The Inherent Competency of Bilingual Executive Assistants
Depending on where you grew up and established your professional career, you may not ever think about the language you speak. For professionals whose mother tongue is English, its use in communicating in the workplace may be taken for granted. After all, English has long been considered the global language of trade or the 'lingua franca' of international business.
However, while over 1.3 billion people speak English, only 400 million are native speakers. This statistic helps to put into perspective just how many of our colleagues or peers could, at the very least, be bilingual.
As professionals in the global workforce, we need to think about language more profoundly and why learning to communicate with influence warrants further attention. Language is at the core of our cultural identity, and, as we've covered in previous posts, culture influences our behaviour and how we naturally interact in the workplace.
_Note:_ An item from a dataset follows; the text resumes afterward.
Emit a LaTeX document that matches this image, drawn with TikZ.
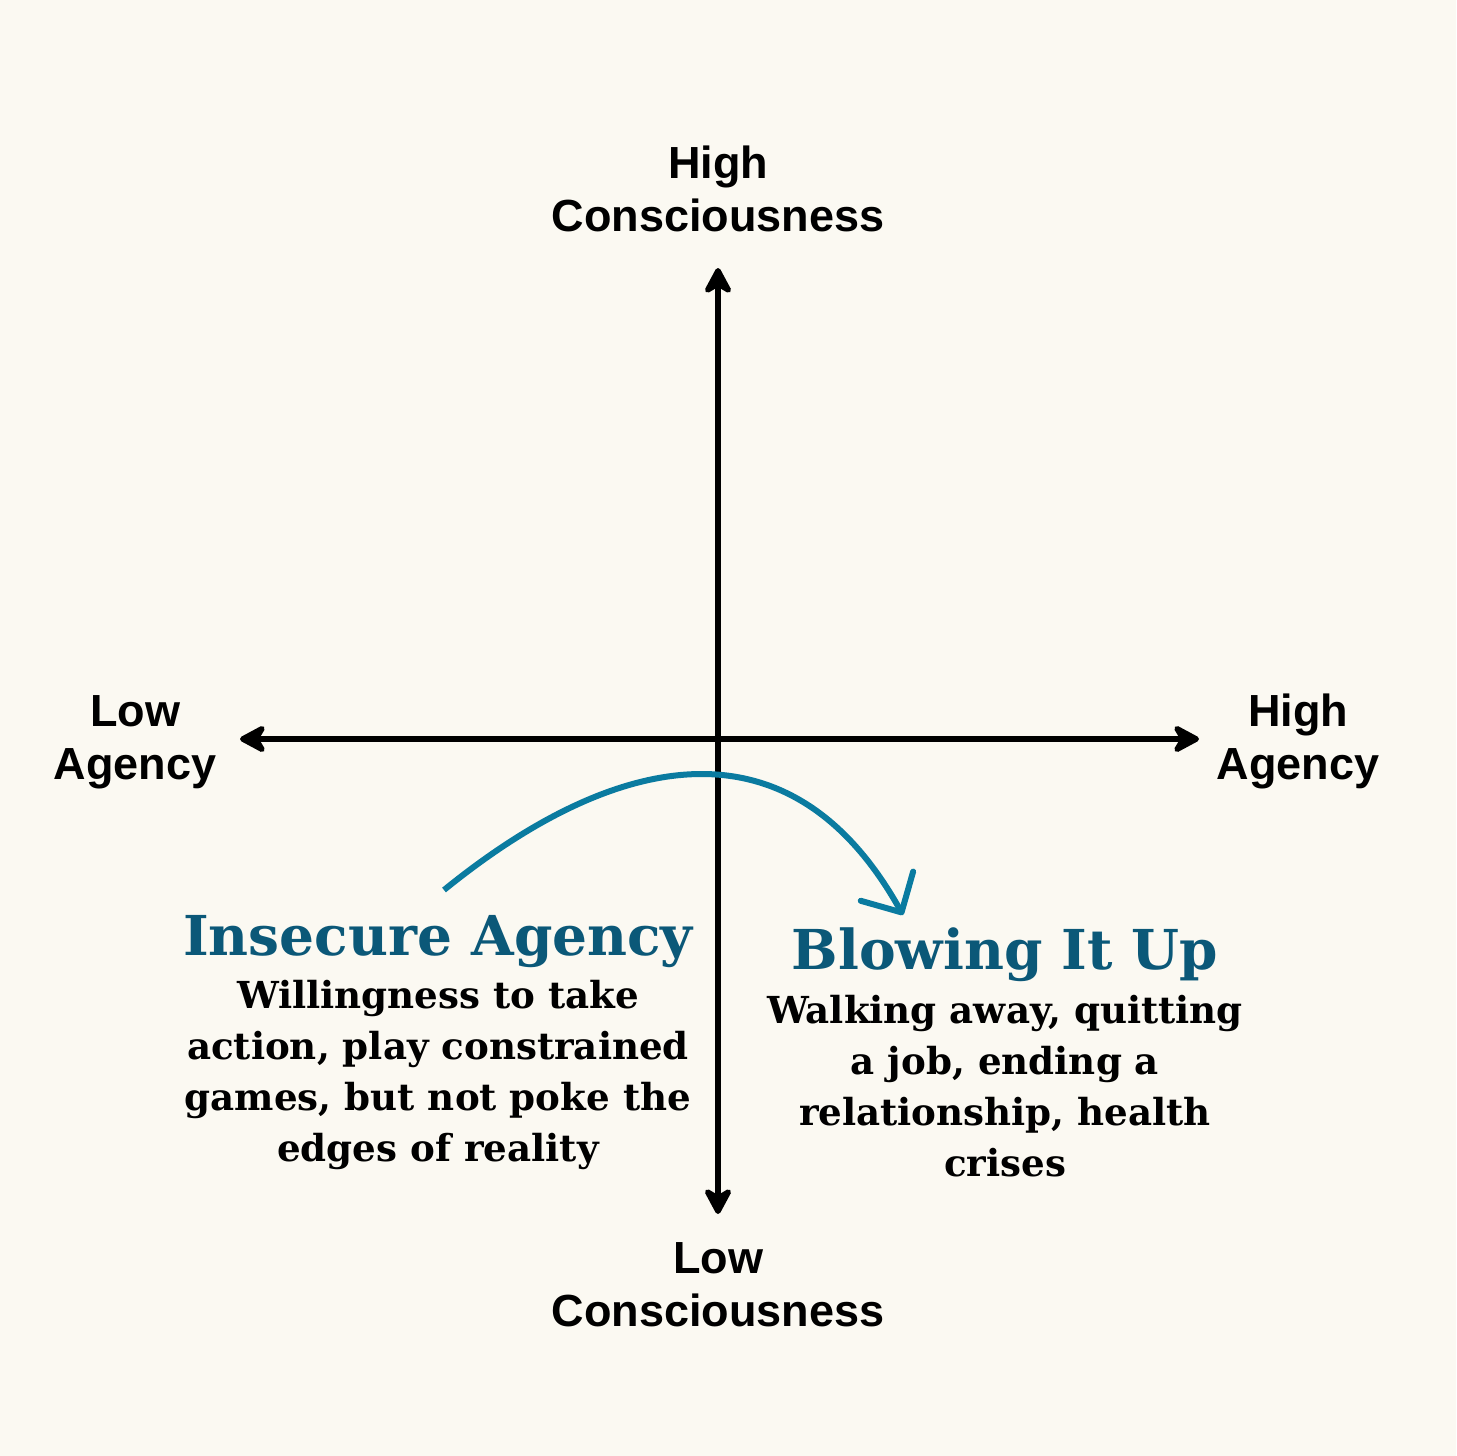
\documentclass[tikz,border=0pt]{standalone}
\usepackage{fontspec}
\usetikzlibrary{arrows.meta}
\newfontfamily\axisfont{Liberation Sans}
\newfontfamily\quadfont{DejaVu Serif}
\definecolor{paper}{HTML}{FBF9F2}
\definecolor{tealhead}{HTML}{0B5878}
\definecolor{tealarc}{HTML}{0A7BA0}
\tikzset{
  axislabel/.style={align=center, inner sep=0pt, font=\axisfont\bfseries\fontsize{22.5}{26.5}\selectfont},
  quadtitle/.style={inner sep=0pt, text=tealhead, font=\quadfont\bfseries\fontsize{27.5}{32}\selectfont},
  quadtext/.style={align=center, inner sep=0pt, font=\quadfont\bfseries\fontsize{18.6}{25.5}\selectfont},
  axisline/.style={line width=2.7pt, -{Stealth[round, length=16pt, width=17pt, inset=5pt]}},
}
\begin{document}
\begin{tikzpicture}[x=0.5pt, y=-0.5pt]
				\fill[paper] (0,0) rectangle (1456,1456);
				\useasboundingbox (0,0) rectangle (1456,1456);
				% axes
				\coordinate (O) at (718, 739);
				\coordinate (top) at (718, 268);
				\coordinate (bottom) at (718, 1214);
				\coordinate (left) at (240, 739);
				\coordinate (right) at (1199, 739);
				\draw[axisline] (O) -- (top);
				\draw[axisline] (O) -- (bottom);
				\draw[axisline] (O) -- (left);
				\draw[axisline] (O) -- (right);
				\node[axislabel] (HC) at (718, 189) {High\\Consciousness};
				\node[axislabel] (LC) at (718, 1285) {Low\\Consciousness};
				\node[axislabel] (LA) at (135, 742) {Low\\Agency};
				\node[axislabel] (HA) at (1298, 741) {High\\Agency};
				% quadrants
				\node[quadtitle] (IAtitle) at (438, 942) {Insecure Agency};
				\node[quadtext] (IAtext) at (438, 1075) {Willingness to take\\action, play constrained\\games, but not poke the\\edges of reality};
				\node[quadtitle] (BUtitle) at (1005, 955) {Blowing It Up};
				\node[quadtext] (BUtext) at (1005, 1086) {Walking away, quitting\\a job, ending a\\relationship, health\\crises};
				% jump
				\coordinate (arcstart) at (444, 890);
				\coordinate (arcend) at (903, 915);
				\draw[tealarc, line width=3pt, -{Straight Barb[length=15pt, width=30pt, round]}] (arcstart) .. controls (604, 760) and (786, 705) .. (arcend);
			\end{tikzpicture}
\end{document}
If you're a bilingual executive or personal assistant, or executive support professional who speaks another language but rarely gets to use it, take note! You have an additional superpower that needs to be acknowledged and leveraged! Those language skills can bring certain advantages that help put a new slant to being "agile".
The advantage of having bilingual skills means that certain cognitive strengths may come more naturally. 'Cognitive flexibility' - so valued by employers and referred to as one of the must-haves' future skills' - is the ability to adapt behaviours and thinking in response to changes in the environment. This means you have to be agile when the situation calls for decision making or problem-solving.
Cognitive flexibility includes looking at a situation from different angles, applying different lenses to derive not just one but various possible solutions. As a bilingual professional, this quality is inherent. Cognitive flexibility arises from the ability to switch from one language to another in response to a given situation.
As executive support, adaptability needs to be your forte which means seeing beyond the issue at hand to the solution rather than being stuck on the problem needs to become a discipline. Cognitive flexibility can help you view change from a positive perspective that delivers options.
Researchers believe that people with bilingual skills can store an immense amount of information and have a greater retention capacity. This ability comes from the need to switch between two languages, allowing bilingual speakers to be selective in the language that helps them in a given situation while pushing back the other.
Bilingual professionals use this ability to grasp new concepts and understand a workplace's rapidly changing business needs. An in-depth business understanding is crucial to making reasonable decisions, anticipating business needs, implementing preventive actions, and improving task organisation.
Being bilingual helps to hone skills that enable high performance. Working memory allows an individual to store information and use it to get the desired result. If you speak more than one language, then your working memory can only get better.
If you are a bilingual or multilingual executive or personal assistant, recognise this invaluable business skill and give it due credit. It is a skill that can help you achieve unparalleled career success. Become aware of the skills that bilingualism develops in you and leverage them to open a world of career development opportunities.
For monolingual professionals, there is nothing to fear! The same competencies that may come naturally to bilingual colleagues and peers are just as accessible. All it takes is a commitment to targeted professional development. And while you don't need to learn another language (although it is a lot of fun!), developing the soft skills that strengthen cognitive agility is well within your control.